Implementamos por tanto un proceso de validación cruzada de ... folds para optimizar el valor de k en el algoritmo KNN.

In [None]:
clf = GridSearchCV(
    estimator = neighbors.KNeighborsClassifier(),
    param_grid = { 'n_neighbors' : [1,2,3,4,5] },
    scoring = 'accuracy',
    cv = 10
)

fitted = clf.fit(train_atts, train_label)

In [None]:
fitted.best_params_

In [None]:
# Get the mean score for each cv
means = fitted.cv_results_['mean_test_score']
# Get the sd score for each cv
stds = fitted.cv_results_['std_test_score']
# Get each specific configuration
conf = fitted.cv_results_['params']

# Print the three things togheter
for mean, std, params in zip(means, stds, conf):
    print("%0.3f (+/-%0.03f) for %r"
          % (mean, std * 2, params))

In [None]:
prediction = clf.predict(test_atts)

In [None]:
metrics.confusion_matrix(test_label, prediction)

In [None]:
metrics.accuracy_score(test_label, prediction)

In [None]:
def KNNgridSearchCV(datasetname):
    
    definirDataset(datasetname)
    
    clf = GridSearchCV(
        estimator = neighbors.KNeighborsClassifier(),
        param_grid = { 'n_neighbors' : [1,2,3,4,5] },
        scoring = 'accuracy',
        cv = 10
    )
    
    fitted = clf.fit(train_atts, train_label)
    
    print(fitted.best_params_['n_neighbors'])
    print("\n")
    
    # Get the mean score for each cv
    means = fitted.cv_results_['mean_test_score']
    # Get the sd score for each cv
    stds = fitted.cv_results_['std_test_score']
    # Get each specific configuration
    conf = fitted.cv_results_['params']

    # Print the three things togheter
    for mean, std, params in zip(means, stds, conf):
        print("%0.3f (+/-%0.03f) for %r"
            % (mean, std * 2, params))
    print("\n")
        
    prediction = clf.predict(test_atts)
    
    print(metrics.confusion_matrix(test_label, prediction))
    print("\n")
    print(metrics.accuracy_score(test_label, prediction))

In [None]:
def pintar():
    model = neighbors.KNeighborsClassifier(5)
    classifierPrintBoundaries(model, train_atts, train_label, test_atts, test_label)  

In [None]:
KNNgridSearchCV("iris")
pintar()

In [None]:
def classifierPrintBoundaries(model, train_atts, train_label, test_atts, test_label):

    attsPair = [ (x,y) for x in train_atts.columns for y in train_atts.columns if x != y]
    
    for (att1_name, att2_name) in attsPair:
        
        xx, yy = np.meshgrid(np.arange(min(train_atts[att1_name])-1, max(train_atts[att1_name])+1, 0.05),
                             np.arange(min(train_atts[att2_name])-1, max(train_atts[att2_name])+1, 0.05))

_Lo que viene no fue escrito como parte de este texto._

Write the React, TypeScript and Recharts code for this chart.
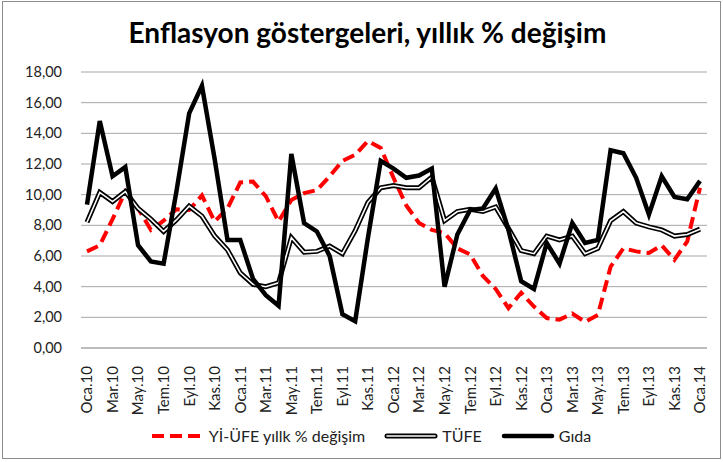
import React from 'react';
import { LineChart, Line, XAxis, YAxis, CartesianGrid } from 'recharts';

const MONTHS = ['Oca', 'Şub', 'Mar', 'Nis', 'May', 'Haz', 'Tem', 'Ağu', 'Eyl', 'Eki', 'Kas', 'Ara'];
const YEARS = ['10', '11', '12', '13'];

// Oca.10 ... Ara.13, then Oca.14
const periods: string[] = [...YEARS.flatMap(y => MONTHS.map(m => `${m}.${y}`)), 'Oca.14'];

const yiUfe = [
  6.3, 6.7, 8.4, 10.2, 9.1, 7.7, 8.3, 9.05, 9.0, 9.95, 8.25, 9.1,
  10.8, 10.85, 9.9, 8.25, 9.65, 10.1, 10.3, 11.2, 12.2, 12.6, 13.5, 13.05,
  11.1, 9.3, 8.15, 7.7, 7.5, 6.5, 6.1, 4.7, 3.85, 2.6, 3.6, 2.7,
  1.95, 1.85, 2.25, 1.7, 2.15, 5.3, 6.5, 6.3, 6.2, 6.7, 5.75, 6.95,
  10.45,
];

const tufe = [
  8.2, 10.15, 9.55, 10.2, 9.1, 8.4, 7.6, 8.35, 9.25, 8.6, 7.3, 6.4,
  4.9, 4.15, 4.0, 4.25, 7.2, 6.25, 6.3, 6.65, 6.15, 7.65, 9.5, 10.45,
  10.6, 10.45, 10.45, 11.15, 8.3, 8.9, 9.05, 8.9, 9.2, 7.8, 6.35, 6.15,
  7.3, 7.05, 7.3, 6.15, 6.5, 8.3, 8.9, 8.15, 7.9, 7.7, 7.3, 7.4,
  7.75,
];

const gida = [
  9.35, 14.8, 11.2, 11.8, 6.7, 5.65, 5.5, 10.2, 15.3, 17.1, 12.3, 7.05,
  7.05, 4.5, 3.45, 2.75, 12.65, 8.15, 7.6, 6.0, 2.2, 1.75, 7.2, 12.2,
  11.7, 11.1, 11.25, 11.7, 4.0, 7.4, 9.0, 9.1, 10.4, 7.7, 4.35, 3.85,
  6.85, 5.5, 8.15, 6.85, 7.05, 12.9, 12.7, 11.1, 8.7, 11.2, 9.85, 9.7,
  10.9,
];

const yTicks = [0, 2, 4, 6, 8, 10, 12, 14, 16, 18];

const data = periods.map((p, i) => ({ period: p, yiUfe: yiUfe[i], tufe: tufe[i], gida: gida[i] }));

const FONT = 'Lato, "Noto Sans", sans-serif';

const XTick = (props: any) => {
  const { x, y, payload } = props;
  const ty = y + 10;
  return (
    <text x={x} y={ty} transform={`rotate(-90 ${x} ${ty})`} textAnchor="end" dy="0.36em"
      fontSize={15} fontFamily={FONT} fill="#222">
      {payload.value}
    </text>
  );
};

const LegendItem = ({ label, sample }: { label: string; sample: React.ReactNode }) => (
  <div style={{ display: 'flex', alignItems: 'center', marginRight: 18 }}>
    <svg width={56} height={10} style={{ marginRight: 3 }}>{sample}</svg>
    <span>{label}</span>
  </div>
);

export default function App() {
  return (
    <div style={{ position: 'absolute', left: 0, top: 0, width: 723, height: 462, background: '#fff', fontFamily: FONT }}>
      <div style={{ position: 'absolute', left: 2, top: 1, width: 717, height: 456, border: '1px solid #8c8c8c' }} />
      <div style={{ position: 'absolute', left: 6, top: 15, width: 723, textAlign: 'center', fontSize: 28, fontWeight: 700, color: '#000' }}>
        Enflasyon göstergeleri, yıllık % değişim
      </div>
      <div style={{ position: 'absolute', left: 0, top: 0 }}>
        <LineChart width={723} height={462} data={data} margin={{ top: 72, right: 16, left: 0, bottom: 49 }}>
          <CartesianGrid vertical={false} stroke="#a6a6a6" />
          <XAxis dataKey="period" interval={1} height={65} tick={<XTick />} tickLine={false}
            padding={{ left: 6, right: 7 }} axisLine={{ stroke: '#a6a6a6' }} />
          <YAxis width={81} domain={[0, 18]} ticks={yTicks} axisLine={false} tickLine={false} tickMargin={13}
            tickFormatter={(v: number) => v.toFixed(2).replace('.', ',')}
            tick={{ fontSize: 14.5, fontFamily: FONT, fill: '#222' }} />
          <Line type="linear" dataKey="yiUfe" stroke="#ff0000" strokeWidth={4} strokeDasharray="12 6"
            dot={false} activeDot={false} isAnimationActive={false} />
          <Line type="linear" dataKey="tufe" stroke="#000" strokeWidth={5}
            dot={false} activeDot={false} isAnimationActive={false} />
          <Line type="linear" dataKey="tufe" stroke="#fff" strokeWidth={1.6}
            dot={false} activeDot={false} isAnimationActive={false} />
          <Line type="linear" dataKey="gida" stroke="#000" strokeWidth={4.5}
            dot={false} activeDot={false} isAnimationActive={false} />
        </LineChart>
      </div>
      <div style={{ position: 'absolute', left: 18, top: 426, width: 723, display: 'flex', justifyContent: 'center', fontSize: 16, color: '#222' }}>
        <LegendItem label="Yİ-ÜFE yıllk % değişim"
          sample={<line x1={2} y1={5} x2={54} y2={5} stroke="#ff0000" strokeWidth={4} strokeDasharray="12 6" />} />
        <LegendItem label="TÜFE"
          sample={<g>
            <line x1={4} y1={5} x2={52} y2={5} stroke="#000" strokeWidth={5} strokeLinecap="round" />
            <line x1={4} y1={5} x2={52} y2={5} stroke="#fff" strokeWidth={1.6} strokeLinecap="round" />
          </g>} />
        <LegendItem label="Gıda"
          sample={<line x1={4} y1={5} x2={52} y2={5} stroke="#000" strokeWidth={4.5} strokeLinecap="round" />} />
      </div>
    </div>
  );
}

        mesh = pd.DataFrame({ 'x' : xx.ravel(), 'y' : yy.ravel() })
        
        cls = model.fit(train_atts[[att1_name, att2_name]], train_label)

        Z = cls.predict(mesh)
        mesh = mesh.assign( label = pd.Categorical(Z, categories=train_label.cat.categories) )

        colors = ["#4D73AB","#54A86F","#C44D54"]

        mesh = mesh.assign(colors = mesh.label.cat.codes.map(lambda x: colors[x]))
        colorBoundary = list(mesh.label.cat.codes.map(lambda x: colors[x]))
        colorObservations = list(test_label.cat.codes.map(lambda x: colors[x]))

        fig, ax = plt.subplots()
        # Plot using Seaborn
        sns.regplot(x='x', y='y', data=mesh,
                   fit_reg=False, 
                   scatter_kws={'color': colorBoundary})

        sns.regplot(x=att1_name, y=att2_name, data=test_atts,
                   fit_reg=False,
                   scatter_kws={'color': colorObservations,  'lw': 1, 'edgecolor':'#FFFFFF'})